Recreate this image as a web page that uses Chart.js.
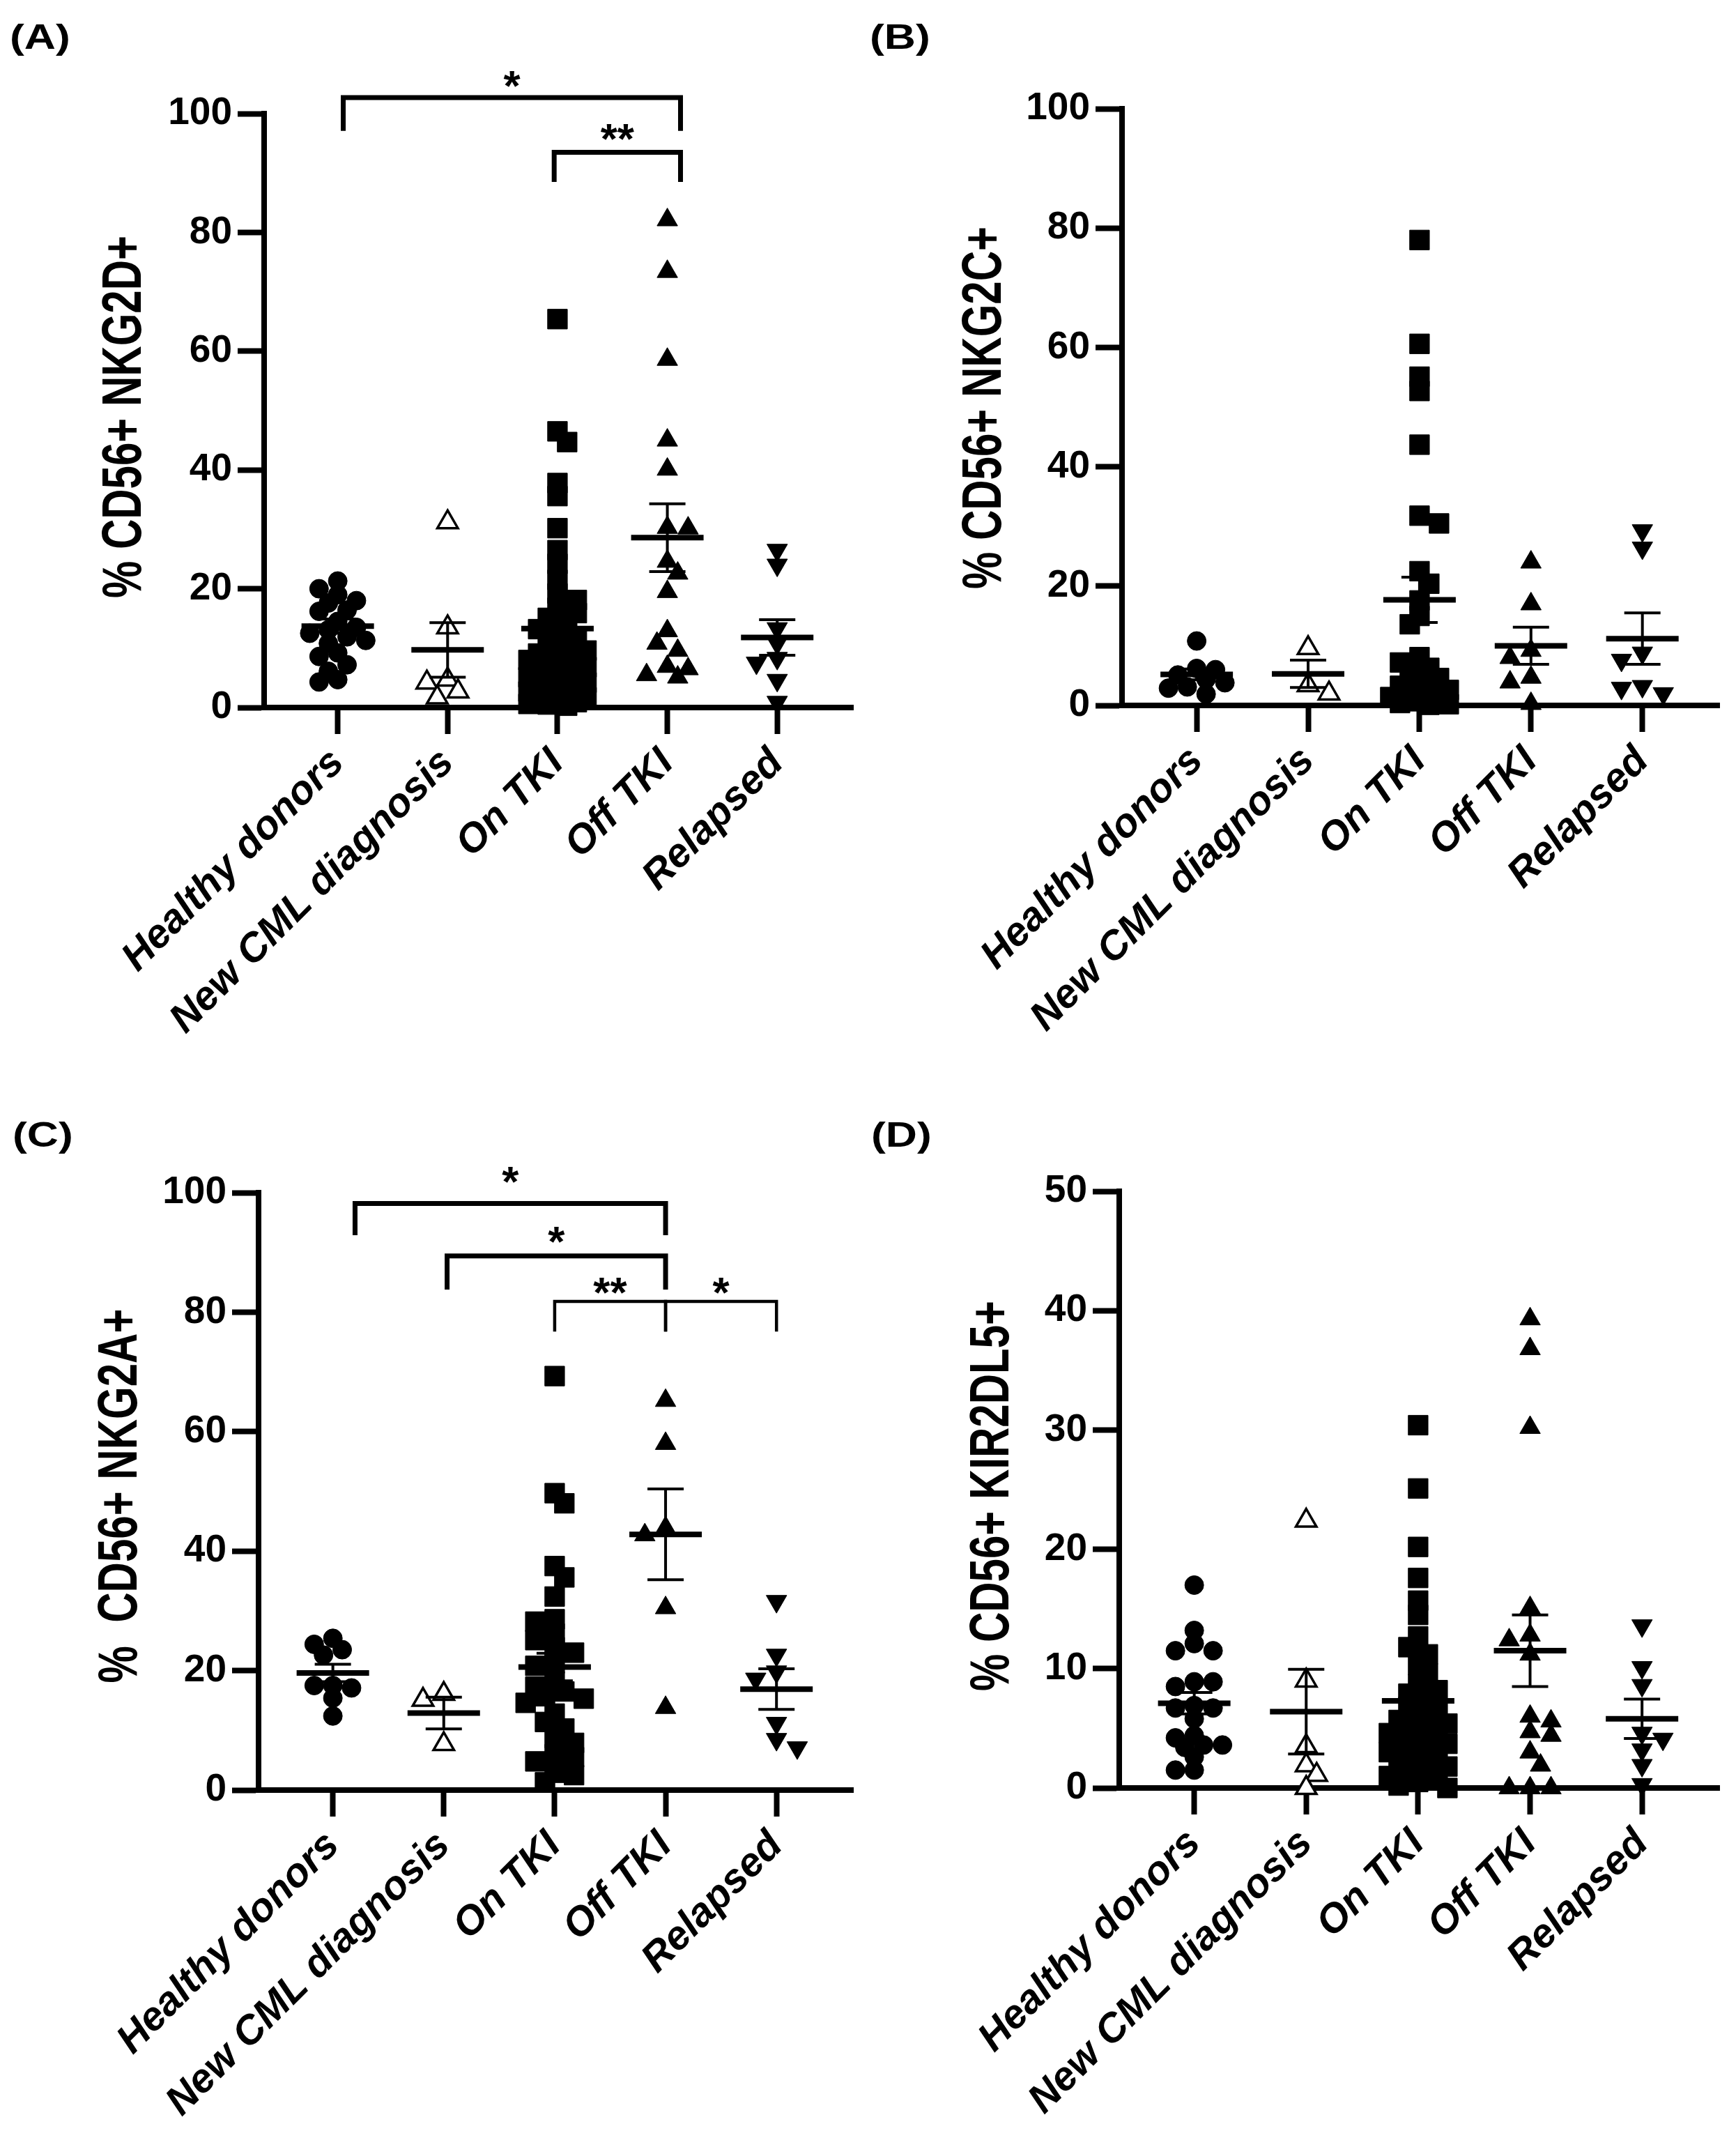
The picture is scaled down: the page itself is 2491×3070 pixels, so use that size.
<!DOCTYPE html>
<html>
<head>
<meta charset="utf-8">
<title>NK receptor expression by CML group</title>
<script src="https://cdn.jsdelivr.net/npm/chart.js@4.4.1/dist/chart.umd.min.js"></script>
<style>
    body { margin: 0; background: #fff; width: 2491px; height: 3070px; position: relative; overflow: hidden; }
    canvas { position: absolute; }
</style>
</head>
<body>
<canvas id="chartA" width="1245" height="1545" style="left:0;top:0"></canvas>
<canvas id="chartB" width="1246" height="1545" style="left:1245px;top:0"></canvas>
<canvas id="chartC" width="1245" height="1525" style="left:0;top:1545px"></canvas>
<canvas id="chartD" width="1246" height="1525" style="left:1245px;top:1545px"></canvas>
<script>
var categories = ['Healthy donors', 'New CML diagnosis', 'On TKI', 'Off TKI', 'Relapsed'];
var ticksPercent = [0, 20, 40, 60, 80, 100];
var ticksKir = [0, 10, 20, 30, 40, 50];

// (A) % CD56+ NKG2D+
var nkg2dHealthy = [21.3, 20.0, 19.0, 18.0, 17.6, 16.4, 16.2, 14.5, 13.5, 13.1, 12.5, 11.9, 11.3, 10.8, 9.2, 8.6, 7.2, 6.1, 4.7, 4.3];
var nkg2dNew = [31.2, 13.5, 4.7, 4.2, 2.7, 1.7];
var nkg2dOn = [65.4, 46.5, 44.7, 37.8, 35.6, 30.2, 26.5, 24.2, 21.5, 19.2, 18.1, 16.8, 15.9, 15.1, 14.0, 13.2,
    12.5, 11.7, 10.9, 10.2, 9.6, 9.1, 8.8, 8.5, 8.0, 7.6, 7.1, 6.8, 6.5, 6.0, 5.6, 5.1, 4.7, 4.4, 4.2, 3.8,
    3.3, 2.9, 2.7, 2.5, 2.1, 1.7, 1.3, 1.1, 0.9, 0.6, 0.5, 0.3];
var nkg2dOff = [82.1, 73.4, 58.6, 45.0, 40.1, 30.3, 30.2, 24.6, 22.6, 19.5, 12.9, 10.8, 9.6, 6.9, 6.5, 5.5, 5.1];
var nkg2dRelapsed = [26.5, 24.0, 13.3, 10.8, 8.3, 7.5, 4.6, 0.9];
var nkg2dMean = [13.7, 9.7, 13.3, 28.6, 11.8];
var nkg2dSem = [1.2, 4.6, 2.1, 5.7, 3.0];

// (B) % CD56+ NKG2C+
var nkg2cHealthy = [10.8, 6.2, 6.0, 5.1, 4.4, 3.8, 3.1, 2.9, 1.9];
var nkg2cNew = [9.6, 3.4, 2.0];
var nkg2cOn = [78.0, 60.6, 55.1, 52.7, 43.7, 31.8, 30.5, 22.5, 20.4, 17.6, 15.0, 13.6, 8.1, 7.2, 6.3, 5.5,
    4.6, 3.8, 3.3, 2.6, 2.2, 1.8, 1.4, 1.0, 0.7, 0.4, 0.2, 0.1];
var nkg2cOff = [24.0, 17.0, 9.2, 8.0, 4.7, 3.9, 0.3];
var nkg2cRelapsed = [29.3, 26.4, 8.8, 7.6, 3.2, 2.9, 2.0];
var nkg2cMean = [5.2, 5.3, 17.7, 10.0, 11.2];
var nkg2cSem = [0.9, 2.3, 3.8, 3.1, 4.3];

// (C) % CD56+ NKG2A+
var nkg2aHealthy = [25.4, 24.4, 23.5, 22.6, 17.5, 17.5, 17.1, 15.4, 12.4];
var nkg2aNew = [16.1, 15.1, 7.7];
var nkg2aOn = [69.3, 49.7, 48.0, 37.5, 35.6, 32.4, 28.6, 28.2, 26.2, 25.1, 23.9, 23.0, 21.2, 20.8, 18.2, 17.3,
    16.5, 15.7, 15.3, 14.6, 12.8, 11.4, 10.3, 8.7, 7.9, 6.0, 5.5, 4.8, 4.5, 2.9, 2.5, 1.3];
var nkg2aOff = [65.2, 58.0, 43.9, 42.7, 30.5, 13.8];
var nkg2aRelapsed = [31.6, 22.6, 19.8, 18.6, 11.2, 8.5, 7.1];
var nkg2aMean = [19.6, 12.9, 20.6, 42.8, 16.9];
var nkg2aSem = [1.45, 2.65, 2.3, 7.6, 3.4];

// (D) % CD56+ KIR2DL5+
var kirHealthy = [17.0, 13.2, 12.1, 11.5, 11.5, 8.9, 8.9, 8.5, 6.9, 6.7, 6.7, 5.8, 4.4, 4.2, 3.6, 3.6, 3.4, 2.6, 1.5, 1.5];
var kirNew = [22.4, 9.0, 3.5, 1.9, 1.1, 0.0];
var kirOn = [30.4, 25.1, 20.2, 17.6, 15.7, 14.5, 12.7, 11.8, 11.2, 10.3, 9.6, 8.7, 8.2, 7.9, 7.3, 6.8, 6.4,
    6.0, 5.7, 5.4, 5.1, 4.8, 4.6, 4.3, 4.1, 3.9, 3.7, 3.5, 3.2, 3.0, 2.7, 2.4, 2.0, 1.8, 1.5, 1.3, 1.0, 0.7,
    0.5, 0.2, 0.0];
var kirOff = [39.3, 36.8, 30.2, 15.1, 12.8, 12.4, 11.2, 6.0, 5.6, 4.7, 4.4, 3.0, 1.9, 0.0, 0.0, 0.0];
var kirRelapsed = [13.6, 10.1, 8.6, 4.6, 4.1, 3.2, 1.9, 0.3];
var kirMean = [7.1, 6.4, 7.3, 11.5, 5.8];
var kirSem = [0.9, 3.55, 1.0, 3.0, 1.65];

var FONT = "'Liberation Sans', Arial, sans-serif";
var X_MIN = -0.67;
var X_MAX = 4.69;

// marker per group, GraphPad style
var groupStyles = [
    {pointStyle: 'circle', radius: 13.5, fill: '#000', border: 1, gap: 27},
    {pointStyle: 'triangle', radius: 17, fill: '#fff', border: 3.5, gap: 30},
    {pointStyle: 'rect', radius: 20, fill: '#000', border: 1, gap: 28},
    {pointStyle: 'triangle', radius: 17, fill: '#000', border: 1, gap: 30},
    {pointStyle: 'triangle', radius: 17, fill: '#000', border: 1, gap: 30, rotation: 180}
];

// simple beeswarm: spread close values sideways (partial overlap allowed), spread is capped
function swarmOffsets(values, pxPerUnit, diameter, maxOffset) {
    var order = values.map(function(v, i) { return i; });
    order.sort(function(a, b) { return values[b] - values[a]; });
    var step = diameter / 2;
    var minGap = diameter * 0.65;
    var candidates = [0];
    for (var k = 1; k * step <= maxOffset + 0.01; k++) {
        candidates.push(k * step, -k * step);
    }
    var placed = [];
    var offsets = [];
    order.forEach(function(idx, n) {
        var y = values[idx] * pxPerUnit;
        var side = n % 2 ? -1 : 1;
        var best = 0, bestGap = -1;
        for (var c = 0; c < candidates.length; c++) {
            var x = side * candidates[c];
            var gap = Infinity;
            placed.forEach(function(p) {
                gap = Math.min(gap, Math.hypot(p.x - x, p.y - y));
            });
            if (gap >= minGap) { best = x; break; }
            if (gap > bestGap) { bestGap = gap; best = x; }
        }
        placed.push({x: best, y: y});
        offsets[idx] = best;
    });
    return offsets;
}

function meanSemPlugin(means, sems) {
    return {
        id: 'meanSem',
        afterDatasetsDraw: function(chart) {
            var ctx = chart.ctx, xs = chart.scales.x, ys = chart.scales.y;
            ctx.save();
            ctx.strokeStyle = '#000';
            means.forEach(function(m, i) {
                var x = xs.getPixelForValue(i);
                var ym = ys.getPixelForValue(m);
                var yt = ys.getPixelForValue(m + sems[i]);
                var yb = ys.getPixelForValue(m - sems[i]);
                ctx.lineWidth = 4;
                ctx.beginPath();
                ctx.moveTo(x, yt); ctx.lineTo(x, yb);
                ctx.moveTo(x - 26, yt); ctx.lineTo(x + 26, yt);
                ctx.moveTo(x - 26, yb); ctx.lineTo(x + 26, yb);
                ctx.stroke();
                ctx.lineWidth = 8;
                ctx.beginPath();
                ctx.moveTo(x - 52, ym); ctx.lineTo(x + 52, ym);
                ctx.stroke();
            });
            ctx.restore();
        }
    };
}

function bracketPlugin(brackets) {
    return {
        id: 'brackets',
        afterDraw: function(chart) {
            var ctx = chart.ctx, xs = chart.scales.x, ys = chart.scales.y;
            ctx.save();
            ctx.strokeStyle = '#000';
            ctx.fillStyle = '#000';
            ctx.lineCap = 'square';
            brackets.forEach(function(b) {
                var x1 = xs.getPixelForValue(b.from), x2 = xs.getPixelForValue(b.to);
                var y = ys.getPixelForValue(b.y);
                ctx.lineWidth = b.width || 7;
                ctx.beginPath();
                ctx.moveTo(x1, ys.getPixelForValue(b.y - b.drop));
                ctx.lineTo(x1, y);
                ctx.lineTo(x2, y);
                ctx.lineTo(x2, ys.getPixelForValue(b.y - b.drop));
                ctx.stroke();
                ctx.font = 'bold 62px ' + FONT;
                ctx.textAlign = 'center';
                ctx.textBaseline = 'middle';
                ctx.fillText(b.label, (x1 + x2) / 2, y - b.lift + 17);
            });
            ctx.restore();
        }
    };
}

// panel letter and the tall, narrow y-axis title of the original figure
function labelsPlugin(panel) {
    return {
        id: 'panelLabels',
        afterDraw: function(chart) {
            var ctx = chart.ctx;
            ctx.save();
            ctx.fillStyle = '#000';
            ctx.font = 'bold 50px ' + FONT;
            ctx.textAlign = 'left';
            ctx.textBaseline = 'alphabetic';
            ctx.translate(panel.tag.x, panel.tag.y);
            ctx.scale(1.25, 1);
            ctx.fillText(panel.tag.text, 0, 0);
            ctx.restore();

            ctx.save();
            ctx.fillStyle = '#000';
            ctx.font = 'bold 80px ' + FONT;
            ctx.textAlign = 'center';
            ctx.textBaseline = 'middle';
            ctx.translate(panel.titleAt.x, panel.titleAt.y);
            ctx.rotate(-Math.PI / 2);
            ctx.scale(0.75, 1);
            ctx.fillText(panel.title, 0, 0);
            ctx.restore();
        }
    };
}

function buildPanel(canvasId, panel) {
    var canvas = document.getElementById(canvasId);
    var box = panel.box;
    var pxPerUnit = (box.bottom - box.top) / panel.yTicks[panel.yTicks.length - 1];
    var pxPerCat = (box.right - box.left) / (X_MAX - X_MIN);
    var axisGrid = {drawOnChartArea: false, drawTicks: true, tickLength: 38, tickWidth: 8, tickColor: '#000', color: '#000'};
    var axisBorder = {display: true, width: 8, color: '#000'};

    var datasets = panel.groups.map(function(values, i) {
        var style = groupStyles[i];
        var offs = swarmOffsets(values, pxPerUnit, style.gap, 42);
        return {
            label: categories[i],
            data: values.map(function(v, k) { return {x: i + offs[k] / pxPerCat, y: v}; }),
            pointStyle: style.pointStyle,
            pointRadius: style.radius,
            pointRotation: style.rotation || 0,
            pointBackgroundColor: style.fill,
            pointBorderColor: '#000',
            pointBorderWidth: style.border,
            showLine: false,
            clip: false
        };
    });

    return new Chart(canvas, {
        type: 'scatter',
        data: {datasets: datasets},
        options: {
            responsive: false,
            animation: false,
            events: [],
            layout: {padding: {left: box.padLeft, top: box.top, right: canvas.width - box.right, bottom: 0}},
            plugins: {legend: {display: false}, tooltip: {enabled: false}},
            scales: {
                x: {
                    type: 'linear',
                    min: X_MIN,
                    max: X_MAX,
                    afterBuildTicks: function(scale) {
                        scale.ticks = categories.map(function(c, i) { return {value: i}; });
                    },
                    afterFit: function(scale) { scale.height = canvas.height - box.bottom; },
                    ticks: {
                        callback: function(value) { return categories[value]; },
                        autoSkip: false,
                        minRotation: 45,
                        maxRotation: 45,
                        padding: 8,
                        color: '#000',
                        font: {family: FONT, size: 58, weight: 'bold', style: 'italic'}
                    },
                    grid: axisGrid,
                    border: axisBorder
                },
                y: {
                    type: 'linear',
                    min: 0,
                    max: panel.yTicks[panel.yTicks.length - 1],
                    afterBuildTicks: function(scale) {
                        scale.ticks = panel.yTicks.map(function(v) { return {value: v}; });
                    },
                    afterFit: function(scale) { scale.width = box.left - box.padLeft; },
                    ticks: {padding: 8, color: '#000', font: {family: FONT, size: 55, weight: 'bold'}},
                    grid: axisGrid,
                    border: axisBorder
                }
            }
        },
        plugins: [meanSemPlugin(panel.means, panel.sems), bracketPlugin(panel.brackets), labelsPlugin(panel)]
    });
}

buildPanel('chartA', {
    title: '% CD56+ NKG2D+',
    tag: {text: '(A)', x: 14, y: 70},
    titleAt: {x: 180, y: 598},
    yTicks: ticksPercent,
    groups: [nkg2dHealthy, nkg2dNew, nkg2dOn, nkg2dOff, nkg2dRelapsed],
    means: nkg2dMean, sems: nkg2dSem,
    box: {padLeft: 143, left: 379, top: 163, right: 1230, bottom: 1015},
    brackets: [
        {from: 0.05, to: 3.12, y: 102.7, drop: 5.2, label: '*', lift: 30},
        {from: 1.97, to: 3.12, y: 93.5, drop: 4.6, label: '**', lift: 32}
    ]
});

buildPanel('chartB', {
    title: '% CD56+ NKG2C+',
    tag: {text: '(B)', x: 3, y: 70},
    titleAt: {x: 169, y: 585},
    yTicks: ticksPercent,
    groups: [nkg2cHealthy, nkg2cNew, nkg2cOn, nkg2cOff, nkg2cRelapsed],
    means: nkg2cMean, sems: nkg2cSem,
    box: {padLeft: 128, left: 365, top: 156, right: 1222, bottom: 1012},
    brackets: []
});

buildPanel('chartC', {
    title: '%  CD56+ NKG2A+',
    tag: {text: '(C)', x: 18, y: 100},
    titleAt: {x: 174, y: 601},
    yTicks: ticksPercent,
    groups: [nkg2aHealthy, nkg2aNew, nkg2aOn, nkg2aOff, nkg2aRelapsed],
    means: nkg2aMean, sems: nkg2aSem,
    box: {padLeft: 131, left: 371, top: 166, right: 1230, bottom: 1023},
    brackets: [
        {from: 0.2, to: 3.0, y: 98.2, drop: 4.9, label: '*', lift: 45},
        {from: 1.03, to: 3.0, y: 89.4, drop: 5.2, label: '*', lift: 34},
        {from: 2.0, to: 3.0, y: 81.8, drop: 4.8, label: '**', lift: 26, width: 4.5},
        {from: 3.0, to: 4.0, y: 81.8, drop: 4.8, label: '*', lift: 26, width: 4.5}
    ]
});

buildPanel('chartD', {
    title: '% CD56+ KIR2DL5+',
    tag: {text: '(D)', x: 5, y: 100},
    titleAt: {x: 180, y: 601},
    yTicks: ticksKir,
    groups: [kirHealthy, kirNew, kirOn, kirOff, kirRelapsed],
    means: kirMean, sems: kirSem,
    box: {padLeft: 146, left: 361, top: 164, right: 1222, bottom: 1020},
    brackets: []
});
</script>
</body>
</html>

____

## What is being asked
Begin at the first line of the data above and repeat each line exactly, stopping after the line containing "var ticksKir = [0, 10, 20, 30, 40, 50];". Omit the pictures.

## Answer in full
Recreate this image as a web page that uses Chart.js.
The picture is scaled down: the page itself is 2491×3070 pixels, so use that size.
<!DOCTYPE html>
<html>
<head>
<meta charset="utf-8">
<title>NK receptor expression by CML group</title>
<script src="https://cdn.jsdelivr.net/npm/chart.js@4.4.1/dist/chart.umd.min.js"></script>
<style>
    body { margin: 0; background: #fff; width: 2491px; height: 3070px; position: relative; overflow: hidden; }
    canvas { position: absolute; }
</style>
</head>
<body>
<canvas id="chartA" width="1245" height="1545" style="left:0;top:0"></canvas>
<canvas id="chartB" width="1246" height="1545" style="left:1245px;top:0"></canvas>
<canvas id="chartC" width="1245" height="1525" style="left:0;top:1545px"></canvas>
<canvas id="chartD" width="1246" height="1525" style="left:1245px;top:1545px"></canvas>
<script>
var categories = ['Healthy donors', 'New CML diagnosis', 'On TKI', 'Off TKI', 'Relapsed'];
var ticksPercent = [0, 20, 40, 60, 80, 100];
var ticksKir = [0, 10, 20, 30, 40, 50];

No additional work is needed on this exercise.